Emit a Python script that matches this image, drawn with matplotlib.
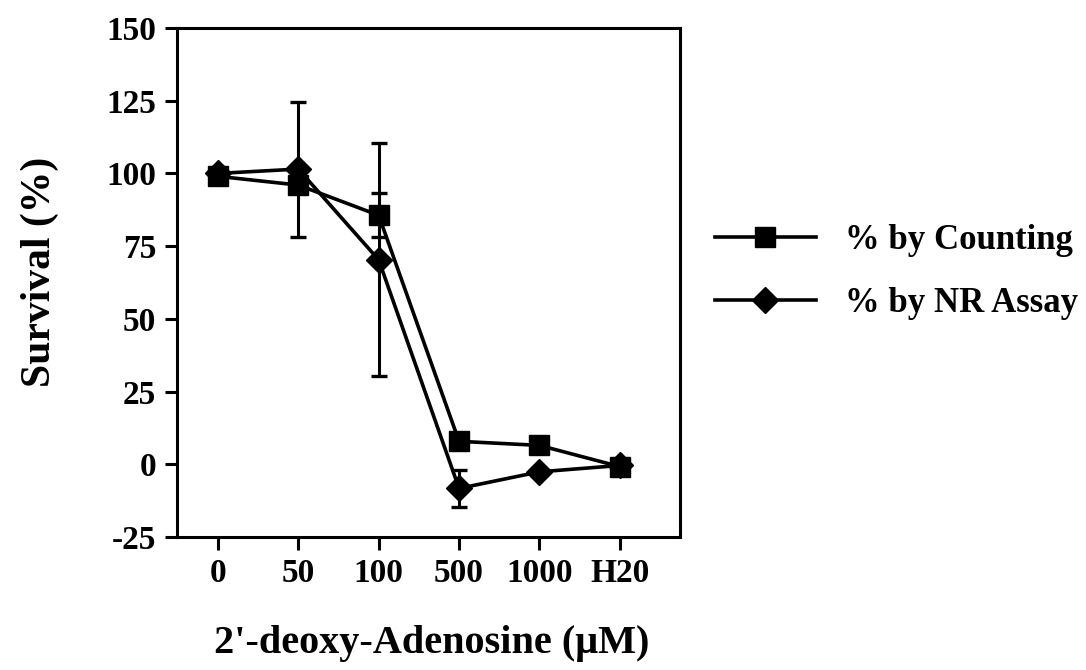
import numpy as np
import matplotlib
matplotlib.use("Agg")
import matplotlib.pyplot as plt

categories = ["0", "50", "100", "500", "1000", "H20"]
counting = [99, 96, 85.6, 7.9, 6.5, -0.8]
counting_err = [0, 0, 7.6, 0, 0, 0]
nr_assay = [100, 101.5, 70.3, -8.3, -2.6, -0.4]
nr_err = [0, 23.2, 40.1, 6.4, 0, 0]
yticks = [-25, 0, 25, 50, 75, 100, 125, 150]
ytick_labels = ["-25", "0", "25", "50", "75", "100", "125", "150"]

plt.rcParams['font.family'] = ['Liberation Serif', 'DejaVu Serif']
plt.rcParams['font.weight'] = 'bold'

fig = plt.figure(figsize=(10.86, 6.70), dpi=100)
ax = fig.add_axes([177/1086, 1-537/670, (680-177)/1086, (537-28)/670])

x = np.arange(len(categories))
lw = 2.6
ax.plot(x, counting, color='black', lw=lw, marker='s', ms=14.5, zorder=3,
        label='% by Counting')
ax.plot(x, nr_assay, color='black', lw=lw, marker='D', ms=13, zorder=3,
        label='% by NR Assay')

for vals, errs in ((counting, counting_err), (nr_assay, nr_err)):
    v = np.array(vals); e = np.array(errs)
    idx = np.where(e > 0)[0]
    ax.errorbar(x[idx], v[idx], yerr=e[idx], fmt='none', ecolor='black',
                elinewidth=2.2, capsize=6, capthick=2.4, zorder=2)

ax.set_xlim(-0.51, 5.75)
ax.set_ylim(-25, 150)
ax.set_xticks(x)
ax.set_xticklabels(categories)
ax.set_yticks(yticks)
ax.set_yticklabels(ytick_labels)
ax.tick_params(axis='both', direction='out', length=9, width=2.2,
               labelsize=24, pad=6)
for lab in ax.get_xticklabels() + ax.get_yticklabels():
    lab.set_fontweight('bold')
for s in ax.spines.values():
    s.set_linewidth(2.2)

fig.text(40/1086, 1-272/670, 'Survival (%)', rotation=90, ha='center',
         va='center', fontsize=30, fontweight='bold')
fig.text(432/1086, 1-643/670, "2'-deoxy-Adenosine (\u03bcM)", ha='center',
         va='center', fontsize=29, fontweight='bold')

leg = fig.legend(loc='center left', bbox_to_anchor=(715/1086, 1-272/670),
                 frameon=False, handlelength=2.9,
                 handletextpad=0.85, borderpad=0, borderaxespad=0,
                 labelspacing=0.85, prop={'weight': 'bold', 'size': 25})

fig.savefig('out.png', dpi=100)
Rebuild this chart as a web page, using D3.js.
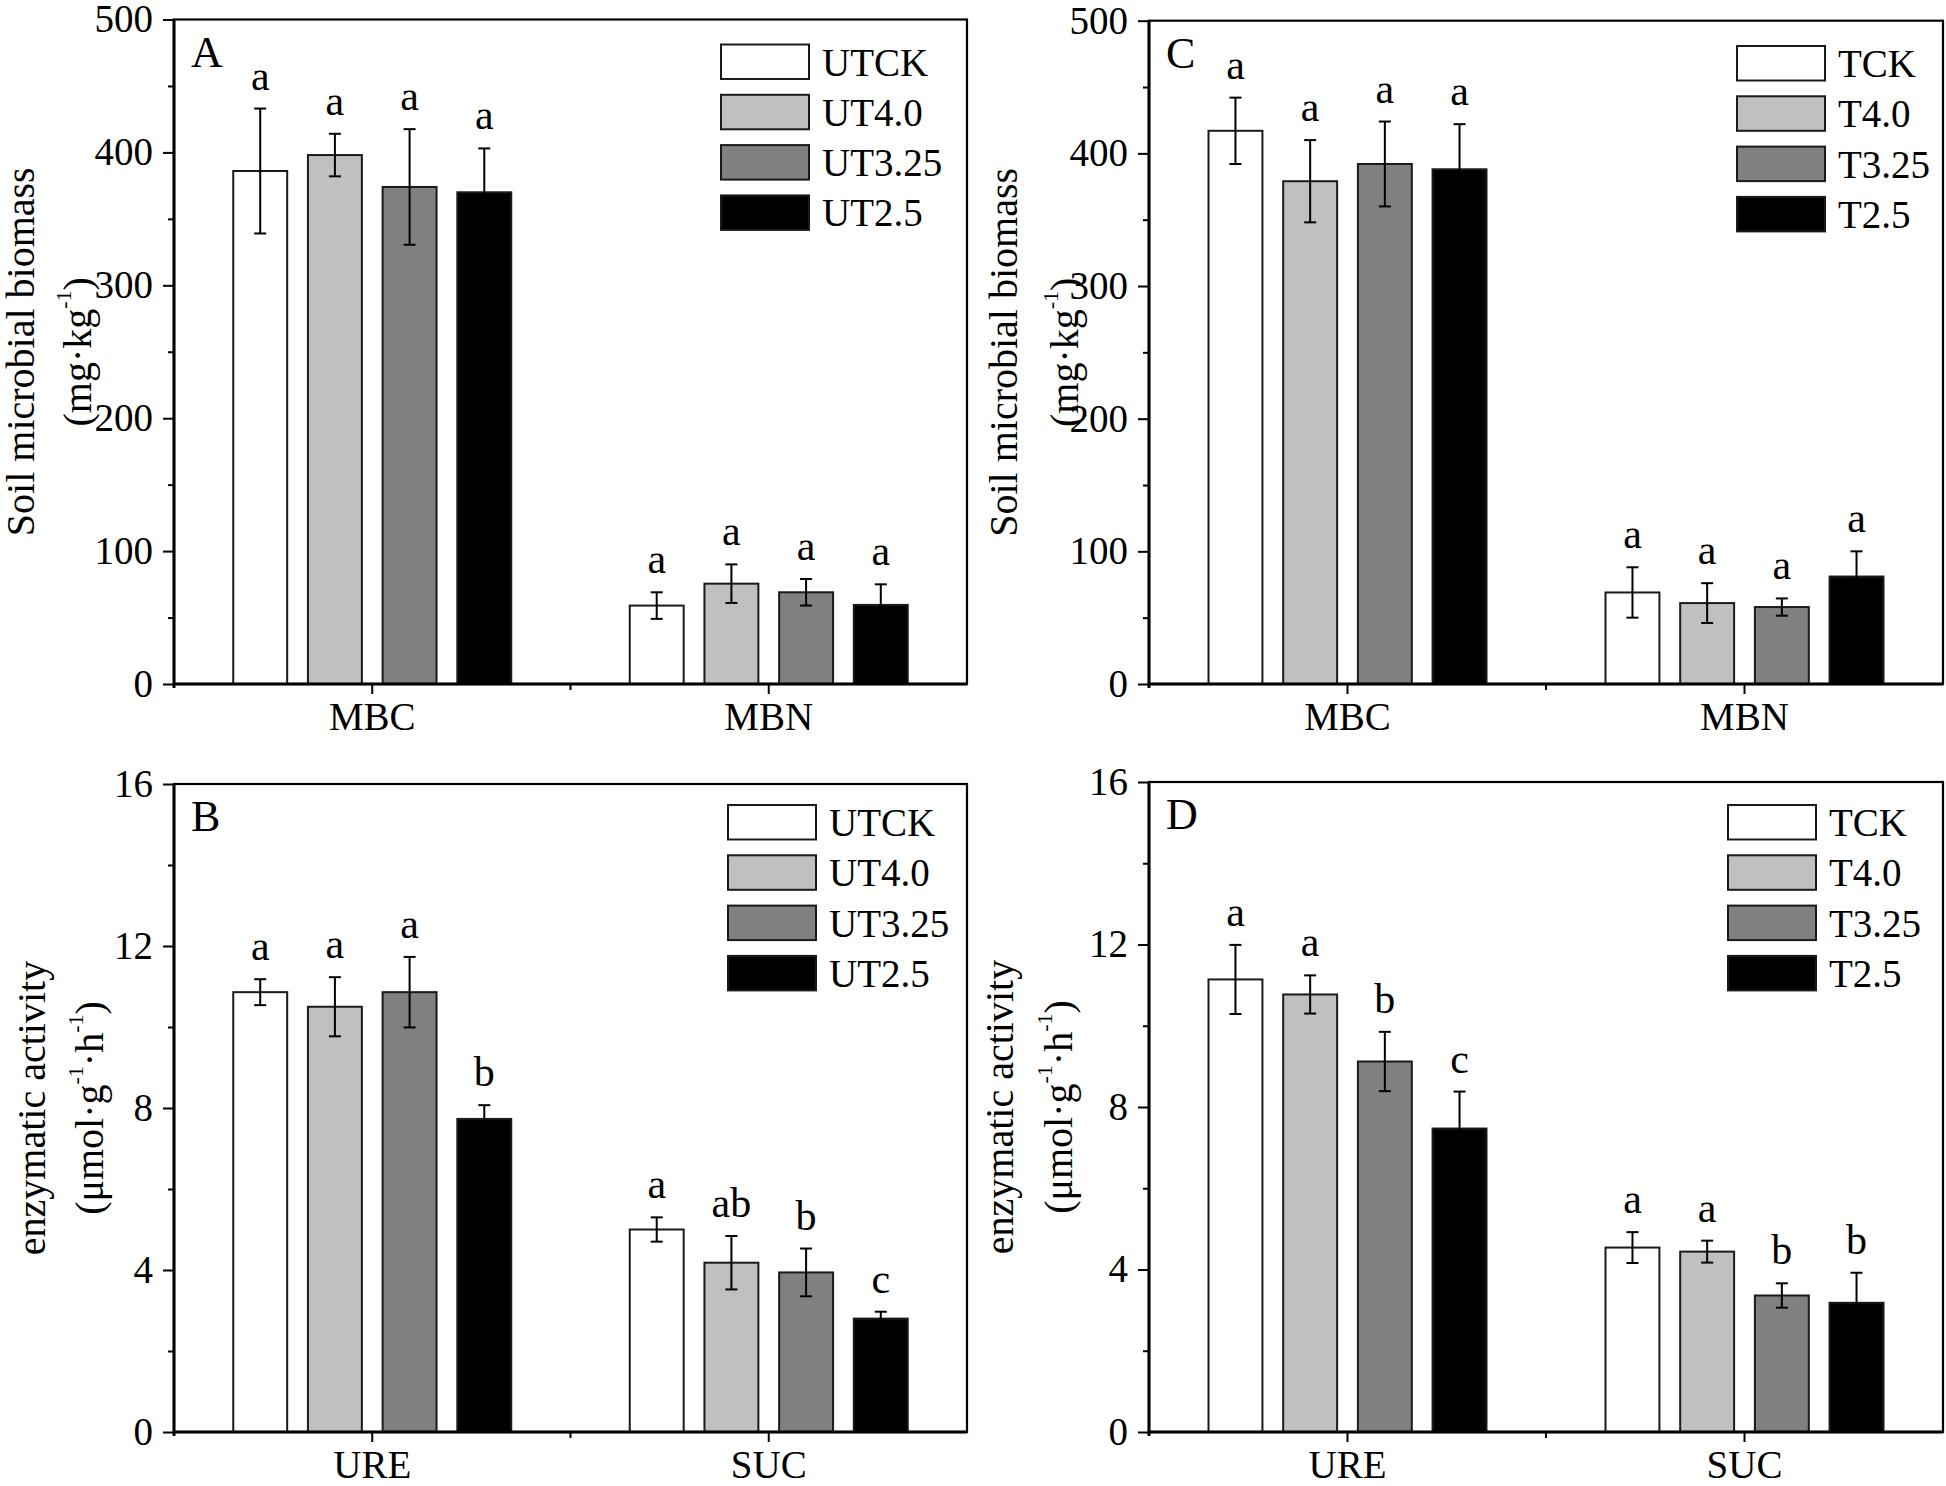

- - -

- **PROBLEM TO SOLVE**
Transcribe the listing in full. Omit the pictures and keep every line exact.

- **EXERCISE SOLUTION**
Emit a Python script that matches this image, drawn with matplotlib.
import numpy as np
import matplotlib
matplotlib.use("Agg")
import matplotlib.pyplot as plt

categories = ["0", "50", "100", "500", "1000", "H20"]
counting = [99, 96, 85.6, 7.9, 6.5, -0.8]
counting_err = [0, 0, 7.6, 0, 0, 0]
nr_assay = [100, 101.5, 70.3, -8.3, -2.6, -0.4]
nr_err = [0, 23.2, 40.1, 6.4, 0, 0]
yticks = [-25, 0, 25, 50, 75, 100, 125, 150]
ytick_labels = ["-25", "0", "25", "50", "75", "100", "125", "150"]

plt.rcParams['font.family'] = ['Liberation Serif', 'DejaVu Serif']
plt.rcParams['font.weight'] = 'bold'

fig = plt.figure(figsize=(10.86, 6.70), dpi=100)
ax = fig.add_axes([177/1086, 1-537/670, (680-177)/1086, (537-28)/670])

x = np.arange(len(categories))
lw = 2.6
ax.plot(x, counting, color='black', lw=lw, marker='s', ms=14.5, zorder=3,
        label='% by Counting')
ax.plot(x, nr_assay, color='black', lw=lw, marker='D', ms=13, zorder=3,
        label='% by NR Assay')

for vals, errs in ((counting, counting_err), (nr_assay, nr_err)):
    v = np.array(vals); e = np.array(errs)
    idx = np.where(e > 0)[0]
    ax.errorbar(x[idx], v[idx], yerr=e[idx], fmt='none', ecolor='black',
                elinewidth=2.2, capsize=6, capthick=2.4, zorder=2)

ax.set_xlim(-0.51, 5.75)
ax.set_ylim(-25, 150)
ax.set_xticks(x)
ax.set_xticklabels(categories)
ax.set_yticks(yticks)
ax.set_yticklabels(ytick_labels)
ax.tick_params(axis='both', direction='out', length=9, width=2.2,
               labelsize=24, pad=6)
for lab in ax.get_xticklabels() + ax.get_yticklabels():
    lab.set_fontweight('bold')
for s in ax.spines.values():
    s.set_linewidth(2.2)

fig.text(40/1086, 1-272/670, 'Survival (%)', rotation=90, ha='center',
         va='center', fontsize=30, fontweight='bold')
fig.text(432/1086, 1-643/670, "2'-deoxy-Adenosine (\u03bcM)", ha='center',
         va='center', fontsize=29, fontweight='bold')

leg = fig.legend(loc='center left', bbox_to_anchor=(715/1086, 1-272/670),
                 frameon=False, handlelength=2.9,
                 handletextpad=0.85, borderpad=0, borderaxespad=0,
                 labelspacing=0.85, prop={'weight': 'bold', 'size': 25})

fig.savefig('out.png', dpi=100)
Rebuild this chart as a web page, using D3.js.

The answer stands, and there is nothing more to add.